## Required work
Starting at the first line of the data below, retype every line up to and including the one containing "const categories = ['ND', 'DNAD', 'AD'];".

** BEGIN **

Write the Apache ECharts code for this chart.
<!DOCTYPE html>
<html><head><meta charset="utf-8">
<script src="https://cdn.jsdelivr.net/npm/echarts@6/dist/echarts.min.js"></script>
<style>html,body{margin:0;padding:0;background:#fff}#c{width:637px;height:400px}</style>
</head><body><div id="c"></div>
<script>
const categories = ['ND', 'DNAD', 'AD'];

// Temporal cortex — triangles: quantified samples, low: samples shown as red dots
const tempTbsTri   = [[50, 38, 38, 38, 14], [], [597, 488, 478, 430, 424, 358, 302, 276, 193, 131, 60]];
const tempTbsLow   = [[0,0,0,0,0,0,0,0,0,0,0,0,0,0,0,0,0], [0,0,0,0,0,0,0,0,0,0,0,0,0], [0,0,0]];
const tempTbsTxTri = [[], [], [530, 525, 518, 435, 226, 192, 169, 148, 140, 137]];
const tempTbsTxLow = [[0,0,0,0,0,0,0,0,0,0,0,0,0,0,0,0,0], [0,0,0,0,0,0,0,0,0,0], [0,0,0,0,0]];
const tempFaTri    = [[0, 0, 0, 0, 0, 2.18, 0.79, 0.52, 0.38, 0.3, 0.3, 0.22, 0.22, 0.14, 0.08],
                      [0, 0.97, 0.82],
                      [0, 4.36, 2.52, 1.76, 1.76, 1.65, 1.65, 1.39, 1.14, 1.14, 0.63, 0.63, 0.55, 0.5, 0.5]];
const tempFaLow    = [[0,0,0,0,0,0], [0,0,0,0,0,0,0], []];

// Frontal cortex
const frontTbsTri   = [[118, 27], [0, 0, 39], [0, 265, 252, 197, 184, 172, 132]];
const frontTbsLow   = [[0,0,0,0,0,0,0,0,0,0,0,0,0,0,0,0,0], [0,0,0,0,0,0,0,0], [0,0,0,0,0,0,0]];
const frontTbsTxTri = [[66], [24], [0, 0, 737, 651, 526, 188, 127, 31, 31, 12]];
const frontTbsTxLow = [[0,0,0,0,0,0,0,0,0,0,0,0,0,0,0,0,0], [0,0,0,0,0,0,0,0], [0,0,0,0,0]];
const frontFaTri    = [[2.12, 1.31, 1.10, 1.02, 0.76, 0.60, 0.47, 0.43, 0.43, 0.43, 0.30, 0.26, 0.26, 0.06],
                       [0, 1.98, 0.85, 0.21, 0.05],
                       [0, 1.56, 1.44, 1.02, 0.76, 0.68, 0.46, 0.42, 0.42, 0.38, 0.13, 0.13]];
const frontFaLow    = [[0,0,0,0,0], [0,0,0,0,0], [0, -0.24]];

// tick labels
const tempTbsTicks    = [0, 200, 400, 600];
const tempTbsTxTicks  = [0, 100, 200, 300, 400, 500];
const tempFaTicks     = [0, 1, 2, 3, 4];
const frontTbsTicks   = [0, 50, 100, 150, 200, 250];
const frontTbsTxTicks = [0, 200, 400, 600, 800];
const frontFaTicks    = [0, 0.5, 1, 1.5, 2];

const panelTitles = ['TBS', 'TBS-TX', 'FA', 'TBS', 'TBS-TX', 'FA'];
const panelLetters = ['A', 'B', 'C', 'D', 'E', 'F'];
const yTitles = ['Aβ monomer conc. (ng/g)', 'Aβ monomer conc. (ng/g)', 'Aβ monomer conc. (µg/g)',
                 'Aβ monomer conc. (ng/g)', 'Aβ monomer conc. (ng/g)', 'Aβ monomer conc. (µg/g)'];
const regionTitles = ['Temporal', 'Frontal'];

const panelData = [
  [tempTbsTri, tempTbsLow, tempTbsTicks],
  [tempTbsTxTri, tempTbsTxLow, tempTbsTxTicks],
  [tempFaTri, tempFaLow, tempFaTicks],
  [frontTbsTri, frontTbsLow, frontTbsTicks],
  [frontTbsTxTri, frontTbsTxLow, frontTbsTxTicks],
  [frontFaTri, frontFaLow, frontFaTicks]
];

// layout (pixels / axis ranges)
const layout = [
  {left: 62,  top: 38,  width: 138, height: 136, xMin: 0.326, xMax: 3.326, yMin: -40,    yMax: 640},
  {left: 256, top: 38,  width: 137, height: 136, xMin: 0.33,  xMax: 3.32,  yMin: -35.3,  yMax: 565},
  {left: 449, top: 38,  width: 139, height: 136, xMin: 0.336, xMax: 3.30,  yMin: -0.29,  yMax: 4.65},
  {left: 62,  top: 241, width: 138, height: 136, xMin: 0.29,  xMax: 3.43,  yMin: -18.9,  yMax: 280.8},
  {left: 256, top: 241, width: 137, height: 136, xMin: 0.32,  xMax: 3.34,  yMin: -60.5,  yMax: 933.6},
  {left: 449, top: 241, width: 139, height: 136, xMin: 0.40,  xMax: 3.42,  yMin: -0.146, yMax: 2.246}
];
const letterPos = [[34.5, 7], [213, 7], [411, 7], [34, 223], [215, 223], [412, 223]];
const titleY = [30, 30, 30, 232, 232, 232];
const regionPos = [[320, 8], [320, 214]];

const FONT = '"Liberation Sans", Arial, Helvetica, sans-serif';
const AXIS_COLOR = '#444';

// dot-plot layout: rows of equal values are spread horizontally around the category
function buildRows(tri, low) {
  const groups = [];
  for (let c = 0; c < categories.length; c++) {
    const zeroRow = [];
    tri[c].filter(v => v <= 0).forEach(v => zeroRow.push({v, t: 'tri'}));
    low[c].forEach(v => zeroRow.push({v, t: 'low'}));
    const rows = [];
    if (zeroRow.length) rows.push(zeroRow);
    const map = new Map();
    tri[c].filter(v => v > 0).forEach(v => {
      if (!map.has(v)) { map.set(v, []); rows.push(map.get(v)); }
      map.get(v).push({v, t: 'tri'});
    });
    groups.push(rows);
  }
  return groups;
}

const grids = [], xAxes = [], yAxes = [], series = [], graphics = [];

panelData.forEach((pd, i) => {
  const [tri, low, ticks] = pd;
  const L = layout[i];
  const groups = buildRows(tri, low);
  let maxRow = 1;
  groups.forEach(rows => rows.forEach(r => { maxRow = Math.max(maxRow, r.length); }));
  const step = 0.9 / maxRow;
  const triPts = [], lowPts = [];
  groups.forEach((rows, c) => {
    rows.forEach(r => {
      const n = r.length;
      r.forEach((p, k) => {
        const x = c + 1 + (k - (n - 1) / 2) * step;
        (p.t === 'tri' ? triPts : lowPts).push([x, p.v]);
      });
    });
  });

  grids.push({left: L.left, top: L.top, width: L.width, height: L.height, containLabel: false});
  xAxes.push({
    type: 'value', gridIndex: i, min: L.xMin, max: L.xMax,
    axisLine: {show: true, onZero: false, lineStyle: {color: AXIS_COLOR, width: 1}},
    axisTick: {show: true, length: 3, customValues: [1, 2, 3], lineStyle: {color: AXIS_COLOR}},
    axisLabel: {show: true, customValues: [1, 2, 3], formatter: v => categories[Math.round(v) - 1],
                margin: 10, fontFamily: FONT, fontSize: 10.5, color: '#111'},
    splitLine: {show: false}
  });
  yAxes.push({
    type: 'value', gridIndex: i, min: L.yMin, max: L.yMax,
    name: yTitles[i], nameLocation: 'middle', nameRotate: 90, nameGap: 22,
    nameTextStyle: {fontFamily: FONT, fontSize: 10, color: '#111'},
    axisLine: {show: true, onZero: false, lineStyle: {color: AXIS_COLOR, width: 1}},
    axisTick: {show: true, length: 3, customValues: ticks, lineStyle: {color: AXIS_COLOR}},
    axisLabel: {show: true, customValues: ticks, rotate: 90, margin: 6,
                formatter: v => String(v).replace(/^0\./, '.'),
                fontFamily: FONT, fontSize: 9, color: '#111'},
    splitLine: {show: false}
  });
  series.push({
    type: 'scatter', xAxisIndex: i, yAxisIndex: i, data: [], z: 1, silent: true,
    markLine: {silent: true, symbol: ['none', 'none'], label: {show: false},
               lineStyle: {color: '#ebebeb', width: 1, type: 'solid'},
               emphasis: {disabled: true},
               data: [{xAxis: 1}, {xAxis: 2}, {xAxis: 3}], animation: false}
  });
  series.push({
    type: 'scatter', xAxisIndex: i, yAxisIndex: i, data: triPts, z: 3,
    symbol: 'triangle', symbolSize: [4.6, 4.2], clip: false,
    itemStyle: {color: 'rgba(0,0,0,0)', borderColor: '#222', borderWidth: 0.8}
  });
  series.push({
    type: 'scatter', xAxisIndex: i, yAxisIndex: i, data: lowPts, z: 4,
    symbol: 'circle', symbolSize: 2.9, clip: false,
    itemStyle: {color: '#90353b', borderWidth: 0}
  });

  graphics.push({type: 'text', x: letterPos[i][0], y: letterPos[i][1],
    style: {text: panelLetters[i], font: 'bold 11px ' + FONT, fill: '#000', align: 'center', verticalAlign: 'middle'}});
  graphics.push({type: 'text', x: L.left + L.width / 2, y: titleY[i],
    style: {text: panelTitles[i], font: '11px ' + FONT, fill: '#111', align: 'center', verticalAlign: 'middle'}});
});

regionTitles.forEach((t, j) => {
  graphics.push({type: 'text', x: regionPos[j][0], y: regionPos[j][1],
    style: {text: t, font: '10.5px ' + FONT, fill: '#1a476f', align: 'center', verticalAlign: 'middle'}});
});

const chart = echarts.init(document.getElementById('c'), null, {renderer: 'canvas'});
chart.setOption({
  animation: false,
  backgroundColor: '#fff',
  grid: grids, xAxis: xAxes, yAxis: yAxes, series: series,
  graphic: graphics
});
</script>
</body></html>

** END **

## Reply
Write the Apache ECharts code for this chart.
<!DOCTYPE html>
<html><head><meta charset="utf-8">
<script src="https://cdn.jsdelivr.net/npm/echarts@6/dist/echarts.min.js"></script>
<style>html,body{margin:0;padding:0;background:#fff}#c{width:637px;height:400px}</style>
</head><body><div id="c"></div>
<script>
const categories = ['ND', 'DNAD', 'AD'];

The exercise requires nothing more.